Integrating Artificial Intelligence in Higher Education

Understanding the strategic implementation of AI in academic environments requires careful consideration of pedagogy, efficiency, and ethical frameworks.

The emergence of generative artificial intelligence (AI) creates significant opportunities and challenges within higher education. A proactive approach should be taken, centred on developing AI literacy among staff and students to understand the technology's capabilities, limitations, and inherent risks such as bias and misinformation. The objective is to learn to work with AI, not against it.

Evolving Pedagogy and Assessment

The educator's role is shifting from the primary source of knowledge to a facilitator of learning experiences conducted in collaboration with AI. This requires rethinking pedagogical models and assessment methods to prioritise process-based learning, critical thinking, and problem-solving over simple knowledge recall.

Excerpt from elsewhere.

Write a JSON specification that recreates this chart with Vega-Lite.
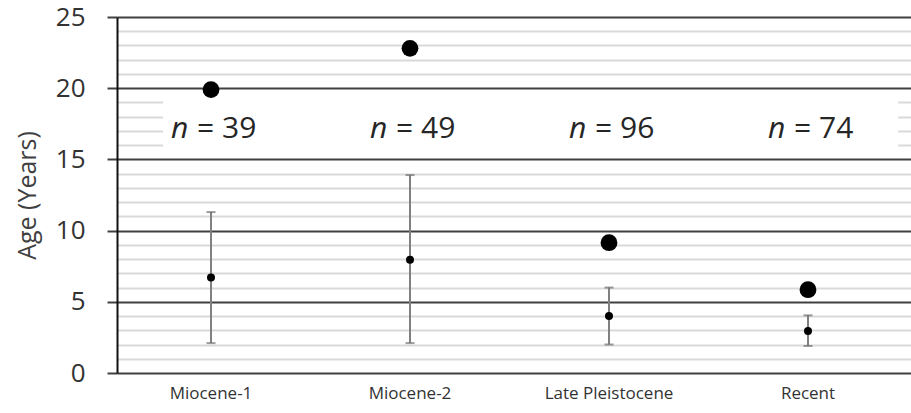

Enhancing Efficiency and Accessibility

AI tools offer substantial benefits for reducing academic workload. They can be used to generate lesson plans, questions, and rubrics, and to automate administrative duties. AI also supports greater accessibility by adapting materials and providing tools such as text-to-speech and translation.

Effective AI Integration

Effective AI integration requires developing clear ethical guidelines and policies, ensuring data privacy, and fostering a culture of experimentation and collaboration to prepare students for an AI-powered workforce.

Maintaining Human Agency and Authoring

Central to responsible AI adoption is maintaining human agency and authoring, where AI serves as a partnership to develop new skills and AI literacies. The ultimate responsibility for scientific output and content integrity rests with the human user, not the AI.